Vor 100 Jahren, am 13. Januar 1920, demonstrierten etwa 100.000 Berliner Arbeiter*innen und Angestellte direkt vor dem Reichstag gegen das Betriebsrätegesetz, das am gleichen Tag dort beraten wurde. Dieses Gesetz schrieb nur einige wenige innerbetriebliche Mitspracherechte für die Betriebsräte fest und zog den Zorn vieler auf sich. Der Protest dagegen und gegen die SPD-geführte Reichsregierung endete auf tragische Weise: 42 Tote und über 100 Verletzte fielen den Schüssen der Sicherheitspolizei zum Opfer.

Der Aufsatz des Historikers Axel Weipert lässt mich fassungslos zurück. Ich stelle mir vor, im Plenum des Bundestags zu sitzen, während draußen die Polizei mit Maschinengewehr auf flüchtende Demonstrierende schießt. In den Jahren 1919/1920 wurden (so der Historiker Karl Heinz Roth unlängst in einem Interview mit ZEITGeschichte in Deutschland) etwa 5.000 Menschen ermordet.

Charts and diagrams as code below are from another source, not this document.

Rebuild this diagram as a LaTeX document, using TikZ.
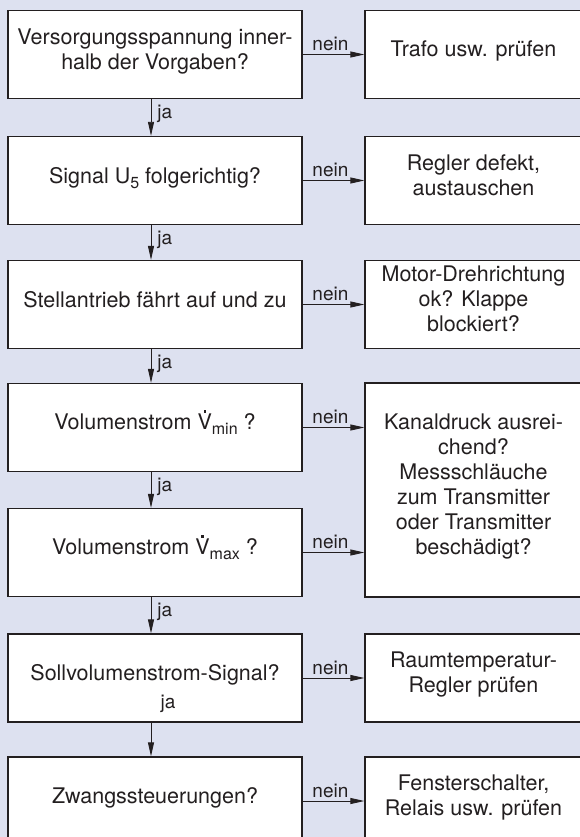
\documentclass[tikz,border=0pt]{standalone}
\usepackage{fontspec}
\setmainfont{TeX Gyre Heros}
\usetikzlibrary{arrows.meta}
\definecolor{bg}{RGB}{221,225,240}
\definecolor{ink}{RGB}{35,31,32}
\newcommand\Vd{\ooalign{V\cr\hidewidth\raisebox{0.8em}{\rule{2.4pt}{2.4pt}}\hidewidth\cr}}
\newcommand\subs[1]{\raisebox{-5pt}{\fontsize{16}{16}\selectfont #1}}
\newcommand\topstrut{\rule{0pt}{13pt}}
\newcommand\botstrut{\rule[-11pt]{0pt}{11pt}}
\begin{document}
\begin{tikzpicture}[x=1pt,y=-1pt,
  box/.style={draw=ink, line width=1.3pt, fill=white, rectangle, inner sep=0pt,
    minimum height=88pt, align=center, font=\fontsize{21.5}{25}\selectfont, text=ink,
    execute at begin node=\topstrut, execute at end node=\botstrut},
  lbox/.style={box, minimum width=294pt},
  rbox/.style={box, minimum width=217pt},
  arr/.style={draw=ink, line width=0.9pt, -{Triangle[length=14pt,width=6pt]}},
  lbl/.style={font=\fontsize{19}{19}\selectfont, text=ink, inner sep=0pt},
]
\clip (0,0) rectangle (580,837);
\fill[bg] (0,0) rectangle (580,837);

\node[lbox] (L1) at (155,54.5) {Versorgungsspannung inner-\\halb der Vorgaben?};
\node[rbox] (R1) at (473.5,54.5) {Trafo usw. prüfen};
\node[lbox] (L2) at (155,180.5) {Signal U\subs{5} folgerichtig?};
\node[rbox] (R2) at (473.5,180.5) {Regler defekt,\\austauschen};
\node[lbox] (L3) at (155,304.5) {Stellantrieb fährt auf und zu};
\node[rbox] (R3) at (473.5,304.5) {Motor-Drehrichtung\\ok? Klappe\\blockiert?};
\node[lbox] (L4) at (155,427.5) {Volumenstrom \Vd\subs{min} ?};
\node[lbox] (L5) at (155,552.5) {Volumenstrom \Vd\subs{max} ?};
\node[rbox, minimum height=214pt] (R45) at (473.5,490) {Kanaldruck ausrei-\\chend?\\Messschläuche\\zum Transmitter\\oder Transmitter\\beschädigt?};
\node[lbox] (L6) at (155,678) {Sollvolumenstrom-Signal?};
\node[rbox] (R6) at (473.5,678) {Raumtemperatur-\\Regler prüfen};
\node[lbl, anchor=base] (ja6) at (168,708) {ja};
\node[lbox] (L7) at (155,801) {Zwangssteuerungen?};
\node[rbox] (R7) at (473.5,801) {Fensterschalter,\\Relais usw. prüfen};

\foreach \a/\b in {L1/L2,L2/L3,L3/L4,L4/L5,L5/L6}{
  \draw[arr] ([xshift=-4pt]\a.south) -- node[lbl, pos=0, anchor=north west, xshift=6pt, yshift=-5pt] {ja} ([xshift=-4pt]\b.north);
}
\draw[arr] ([xshift=-4pt]L6.south) -- ([xshift=-4pt]L7.north);

\foreach \a/\b in {L1/R1,L2/R2,L3/R3,L6/R6,L7/R7}{
  \draw[arr] (\a) -- node[lbl, pos=0.45, above=3pt] {nein} (\b);
}
\draw[arr] (L4.east) -- node[lbl, pos=0.45, above=3pt] {nein} (L4.east -| R45.west);
\draw[arr] (L5.east) -- node[lbl, pos=0.45, above=3pt] {nein} (L5.east -| R45.west);
\end{tikzpicture}
\end{document}
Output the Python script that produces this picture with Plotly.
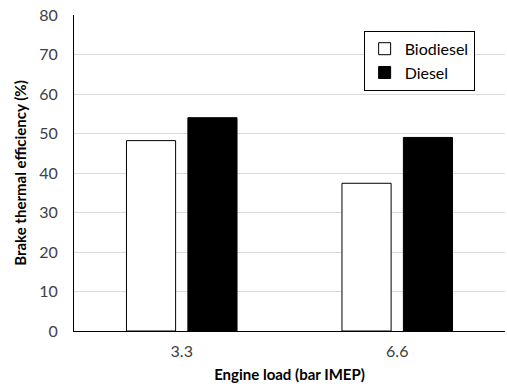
import plotly.graph_objects as go

categories = ["3.3", "6.6"]
biodiesel = [48.2, 37.4]
diesel = [54.0, 49.0]
y_ticks = [0, 10, 20, 30, 40, 50, 60, 70, 80]

fig = go.Figure()
fig.add_trace(go.Bar(x=categories, y=biodiesel, name="Biodiesel",
                     marker=dict(color="white", line=dict(color="black", width=1))))
fig.add_trace(go.Bar(x=categories, y=diesel, name="Diesel",
                     marker=dict(color="black", line=dict(color="black", width=1))))

fig.update_layout(
    width=507, height=389,
    margin=dict(l=74, r=2, t=15, b=58),
    paper_bgcolor="white", plot_bgcolor="white",
    barmode="group", bargap=0.43, bargroupgap=0.2,
    font=dict(family="Lato, Open Sans, sans-serif", color="#404040", size=16),
    showlegend=True,
    legend=dict(x=0.672, y=0.95, xanchor="left", yanchor="top",
                bordercolor="black", borderwidth=1, bgcolor="white",
                font=dict(size=16, color="black"), tracegroupgap=2,
                itemwidth=30),
    xaxis=dict(showline=True, linecolor="black", linewidth=1, ticks="",
               ticklabelstandoff=6,
               title=dict(text="<b>Engine load (bar IMEP)</b>", font=dict(size=15, color="black"), standoff=10),
               tickfont=dict(size=16, color="#404040")),
    yaxis=dict(range=[0, 80], tickvals=y_ticks, showline=True, linecolor="black", linewidth=1,
               showgrid=True, gridcolor="#d9d9d9", gridwidth=1, ticks="", zeroline=False,
               ticklabelstandoff=12,
               title=dict(text="<b>Brake thermal efficiency (%)</b>", font=dict(size=15, color="black"), standoff=8),
               tickfont=dict(size=16, color="#404040")),
)

fig.write_html("out.html")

Ich frage mich: Kann man in diesem Kontext eigentlich von einer Sozialdemokratischen Gewaltherrschaft“ sprechen?
Ende letzten Jahres brachte die SPD, gemeinsam mit der CDU, einen Antrag für ein Denkmal für die Opfer der „Kommunistischen Gewaltherrschaft“ in Deutschland ein. In meiner Rede zu dem Antrag machte ich deutlich, wie wichtig ich ein Gedenken finde, dass Geschichte als Ganzes annimmt. Doch staatliches Gedenken ist immer auch Machtpolitik. An welche Opfer erinnert wird, ist eine Frage der politischen Mehrheitsverhältnisse.
In diesem Zuge verwundert es nicht, dass die Opfer aus den Jahren 1919/1920 unbeachtet bleiben. Und die SPD diesen 100. Jahrestag lieber unter den Tisch fallen lässt. #Doppelmoral

Fakt ist: Dass viele Menschen, die diesen Tag erlebt und überlebt haben, dreizehn Jahre später die Demokratie nicht verteidigt haben, wundert nicht.